Têm vários municípios abrangidos por este projeto tecido
críticas a esta estratégia, preocupados com a forma como se prevê a colmatação
dos espaços vazios que vão ser deixados e com o modo de fazer a adaptação do
edificado. Um dos edifícios a demolir é o Edifício
Transparente, no Porto, construído em 2001 no âmbito da iniciativa Porto – Capital Europeia da Cultura, um
projeto na altura orçado em 7,5 milhões de euros.
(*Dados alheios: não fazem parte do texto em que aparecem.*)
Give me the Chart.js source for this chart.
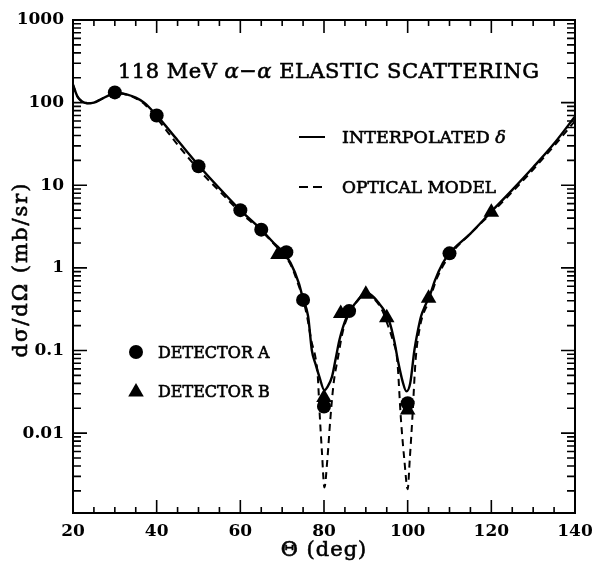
<!DOCTYPE html>
<html><head><meta charset="utf-8">
<script src="https://cdn.jsdelivr.net/npm/chart.js@4/dist/chart.umd.min.js"></script>
<style>html,body{margin:0;padding:0;background:#fff}</style>
</head><body>
<canvas id="c" width="597" height="561" style="width:597px;height:561px;display:block"></canvas>
<script>
// ---- data ----
const thetaInterp = [20,21,22,23.5,25,27,29,31,33,35,37,40,45,50,55,60,65,68,70,72,74,75,76.2,77.1,78,78.9,80.1,80.8,81.9,82.8,83.7,85.5,87.8,90,91.5,93,94.3,95.8,96.8,97.8,98.8,99.7,100.6,101.6,102.4,103.2,104.2,105.2,106.5,108.4,110,115,120,125,130,135,140];
const sigmaInterp = [165,120,105,98,100,112,125,130,125,115,100,70,35,17.5,9.2,5,2.9,2.0,1.6,1.15,0.65,0.42,0.26,0.10,0.068,0.048,0.033,0.036,0.048,0.08,0.135,0.26,0.39,0.5,0.46,0.38,0.31,0.21,0.13,0.07,0.042,0.032,0.040,0.10,0.17,0.26,0.35,0.45,0.7,1.14,1.5,2.6,4.8,8.8,16.5,32,68];
const thetaOptical = [20,21,22,23.5,25,27,29,31,33,35,37,40,45,50,55,60,65,70,72,74,75,76,77,78,78.5,79,79.5,80.1,80.8,81.5,82.3,83.3,84.5,86,88,90,92,94,95,96.5,97.5,98.4,99.2,100,100.5,101.1,101.9,103,104,105,107,110,115,120,125,130,135,140];
const sigmaOptical = [165,120,104,98,100,112,124,130,124,113,97,65,31,15.5,8.5,4.7,2.8,1.5,1.1,0.6,0.42,0.25,0.13,0.08,0.05,0.016,0.006,0.0022,0.0048,0.0145,0.04,0.08,0.17,0.28,0.4,0.47,0.42,0.3,0.22,0.13,0.077,0.0145,0.0048,0.0021,0.0048,0.0145,0.077,0.2,0.3,0.38,0.75,1.4,2.6,4.6,8.3,15.5,30,60];
const thetaDetA = [30,40,50,60,65,71,75,80,86,100,110];
const sigmaDetA = [133,70,17,5,2.9,1.55,0.41,0.021,0.30,0.023,1.5];
const thetaDetB = [69,80,84,90,95,100,105,120];
const sigmaDetB = [1.45,0.027,0.28,0.48,0.25,0.019,0.43,4.7];
const xTickValues = [20,40,60,80,100,120,140];
const yTickValues = [0.01,0.1,1,10,100,1000];
const yTickLabels = ['0.01','0.1','1','10','100','1000'];

const toXY = (xs, ys) => xs.map((x, i) => ({x: x, y: ys[i]}));

const FONT = "'DejaVu Serif'";

function drawParts(ctx, parts, x, y, size, spacing) {
  let tx = x;
  ctx.letterSpacing = spacing + 'px';
  ctx.lineWidth = 0.6;
  for (const [s, st] of parts) {
    ctx.font = st + size + 'px ' + FONT;
    ctx.fillText(s, tx, y);
    ctx.strokeText(s, tx, y);
    tx += ctx.measureText(s).width;
  }
  ctx.letterSpacing = '0px';
}

const framePlugin = {
  id: 'frame',
  afterDraw(chart) {
    const {ctx, chartArea: a, scales: {x, y}} = chart;
    ctx.save();
    ctx.strokeStyle = '#000';
    ctx.lineWidth = 2;
    ctx.strokeRect(a.left, a.top, a.right - a.left, a.bottom - a.top);
    ctx.lineWidth = 1.6;
    ctx.beginPath();
    for (let t = 20; t <= 140; t += 5) {
      const px = x.getPixelForValue(t);
      const len = (t % 20 === 0) ? 13 : 6;
      ctx.moveTo(px, a.bottom); ctx.lineTo(px, a.bottom - len);
      ctx.moveTo(px, a.top); ctx.lineTo(px, a.top + len);
    }
    for (let e = -3; e <= 2; e++) {
      for (let m = 1; m <= 10; m++) {
        const v = m * Math.pow(10, e);
        if (v < y.min || v > y.max) continue;
        const py = y.getPixelForValue(v);
        const len = (m === 1 || m === 10) ? 14 : 8;
        ctx.moveTo(a.left, py); ctx.lineTo(a.left + len, py);
        ctx.moveTo(a.right, py); ctx.lineTo(a.right - len, py);
      }
    }
    ctx.stroke();

    ctx.fillStyle = '#000';
    ctx.textBaseline = 'alphabetic';
    ctx.textAlign = 'left';
    drawParts(ctx, [['118 MeV ', ''], ['α', 'italic '], ['−', ''], ['α', 'italic '], [' ELASTIC SCATTERING', '']], 118, 78, 21, 0.5);

    drawParts(ctx, [['INTERPOLATED ', ''], ['δ', 'italic ']], 342, 143, 17.5, 0);
    drawParts(ctx, [['OPTICAL MODEL', '']], 342, 193, 17, 0);
    ctx.lineWidth = 2;
    ctx.beginPath();
    ctx.moveTo(299, 137); ctx.lineTo(325, 137);
    ctx.stroke();
    ctx.beginPath();
    ctx.moveTo(299, 187); ctx.lineTo(308, 187);
    ctx.moveTo(313, 187); ctx.lineTo(322, 187);
    ctx.stroke();

    drawParts(ctx, [['DETECTOR A', '']], 158, 358, 16, 0);
    drawParts(ctx, [['DETECTOR B', '']], 158, 397, 16, 0);
    ctx.beginPath();
    ctx.arc(136, 352, 7, 0, Math.PI * 2);
    ctx.fill();
    const r = 9, cx = 136, cy = 392;
    ctx.beginPath();
    ctx.moveTo(cx, cy - r);
    ctx.lineTo(cx + r * Math.sin(2 * Math.PI / 3), cy - r * Math.cos(2 * Math.PI / 3));
    ctx.lineTo(cx + r * Math.sin(4 * Math.PI / 3), cy - r * Math.cos(4 * Math.PI / 3));
    ctx.closePath();
    ctx.fill();

    // axis titles
    ctx.textAlign = 'center';
    ctx.lineWidth = 0.6;
    ctx.letterSpacing = '1px';
    ctx.font = '21px ' + FONT;
    ctx.fillText('Θ (deg)', (a.left + a.right) / 2, 556);
    ctx.strokeText('Θ (deg)', (a.left + a.right) / 2, 556);
    ctx.save();
    ctx.translate(27, (a.top + a.bottom) / 2 + 3);
    ctx.rotate(-Math.PI / 2);
    ctx.letterSpacing = '2px';
    ctx.fillText('dσ/dΩ (mb/sr)', 0, 0);
    ctx.strokeText('dσ/dΩ (mb/sr)', 0, 0);
    ctx.restore();
    ctx.letterSpacing = '0px';
    ctx.restore();
  }
};

new Chart(document.getElementById('c'), {
  type: 'scatter',
  data: {
    datasets: [
      {label: 'DETECTOR A', data: toXY(thetaDetA, sigmaDetA), pointStyle: 'circle', pointRadius: 7,
       backgroundColor: '#000', borderColor: '#000', borderWidth: 0, order: 0},
      {label: 'DETECTOR B', data: toXY(thetaDetB, sigmaDetB), pointStyle: 'triangle', pointRadius: 9,
       backgroundColor: '#000', borderColor: '#000', borderWidth: 0, order: 0},
      {label: 'INTERPOLATED δ', data: toXY(thetaInterp, sigmaInterp), showLine: true, pointRadius: 0,
       borderColor: '#000', borderWidth: 2.4, cubicInterpolationMode: 'monotone', fill: false, order: 1},
      {label: 'OPTICAL MODEL', data: toXY(thetaOptical, sigmaOptical), showLine: true, pointRadius: 0,
       borderColor: '#000', borderWidth: 2, borderDash: [7, 5], cubicInterpolationMode: 'monotone', fill: false, order: 2}
    ]
  },
  options: {
    responsive: false,
    animation: false,
    devicePixelRatio: 1,
    layout: {padding: {top: 20, right: 22, left: 0, bottom: 0}},
    plugins: {legend: {display: false}, tooltip: {enabled: false}},
    scales: {
      x: {
        type: 'linear', min: 20, max: 140,
        grid: {display: false, drawTicks: false},
        border: {display: false},
        afterBuildTicks: s => { s.ticks = xTickValues.map(v => ({value: v})); },
        afterFit: s => { s.height = 48; s.paddingLeft = 0; s.paddingRight = 0; },
        ticks: {color: '#000', padding: 8, maxRotation: 0, autoSkip: false,
                font: {family: FONT, size: 17, weight: 'bold'}},
        title: {display: false}
      },
      y: {
        type: 'logarithmic', min: 0.00108, max: 1000,
        grid: {display: false, drawTicks: false},
        border: {display: false},
        afterBuildTicks: s => { s.ticks = yTickValues.map(v => ({value: v})); },
        afterFit: s => { s.width = 73; s.paddingTop = 0; s.paddingBottom = 0; },
        ticks: {color: '#000', padding: 9, autoSkip: false,
                callback: (v) => { const i = yTickValues.indexOf(v); return i >= 0 ? yTickLabels[i] : ''; },
                font: {family: FONT, size: 17, weight: 'bold'}},
        title: {display: false}
      }
    }
  },
  plugins: [framePlugin]
});
</script>
</body></html>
Segundo Manuela Silva, este caso só reforça a ideia de que
nem sempre há, por parte do poder político, uma visão de “futuro”, também
quanto à promoção de projetos desta envergadura.
***
Todas estas matérias estão contempladas doutrinal
e pastoralmente na Laudato si’, cuja
difusão está a ser bloqueada, pelo que o Cardeal Peter Kodwo Appiah Turkson, prefeito do Dicastério para o Desenvolvimento Humano
Integral, lança
o apelo à colegialidade para ultrapassar esses bloqueios.
Tal apelo surge no contexto da apresentação, na Universidade Gregoriana, do segundo
curso do Joint Diploma em Ecologia
Integral inspirado na Laudato si’.
“Apóstolos
da Laudato si’ e do Evangelho da Criação” são expressões de Turkson
ao definir os participantes do predito curso – um percurso de estudos
coordenado por dez universidades e ateneus pontifícios de Roma para promover o
cuidado da Criação como o Papa indicou
na encíclica.
O Cardeal
evidenciou a urgência de intervir nas temáticas ambientais, pois as promessas
dos Acordos de Paris de 2005 (Cop 21) não foram
mantidas; falou do grande interesse do mundo, não só católico, pela Laudato
si’; e exortou a Igreja a
uma maior colegialidade na difusão do texto do Papa, dizendo:
“A rede da Igreja Católica é muito admirada, graças à qual as palavras do
Papa conseguem chegar nos lugares mais remotos do planeta, mas às vezes, por
causa de alguns sacerdotes ou bispos, assistimos a um bloqueio do afluxo das
informações e dos conhecimentos”.
Durante a
apresentação, foram entregues os diplomas aos participantes da 1.ª edição do
ano académico de 2017-2018, estudantes, leigos e empresários provenientes de
vários países.
O Joint Diploma é formado por 6 módulos (realizados
nas várias universidades participantes),
correspondentes aos 6 capítulos da Laudato si’, e abrange várias
áreas ligadas aos desafios ecológicos: da teologia à filosofia, da economia à
espiritualidade. É um projeto comum das Universidades pontifícias de Roma para
a difusão da visão e da missão da Encíclica Laudato si’. Participam
estudantes das universidades pontifícias, mas é aberto a membros de ordens
religiosas, sacerdotes e agentes pastorais que tenham diploma universitário ou
de ensino médio.
***
Está visto
que não basta aclamar o Papa, mas que é preciso ouvi-lo (como
advertia São João Paulo II) e segui-lo.
Não basta publicar uma bela encíclica, mas é preciso pô-la em prática. Não
basta ter um bom programa de governo ou um bom projeto setorial, mas é preciso
pautar a sua execução por um sólido quadro ético no respeito pela dignidade
humana e na prossecução do bem comum.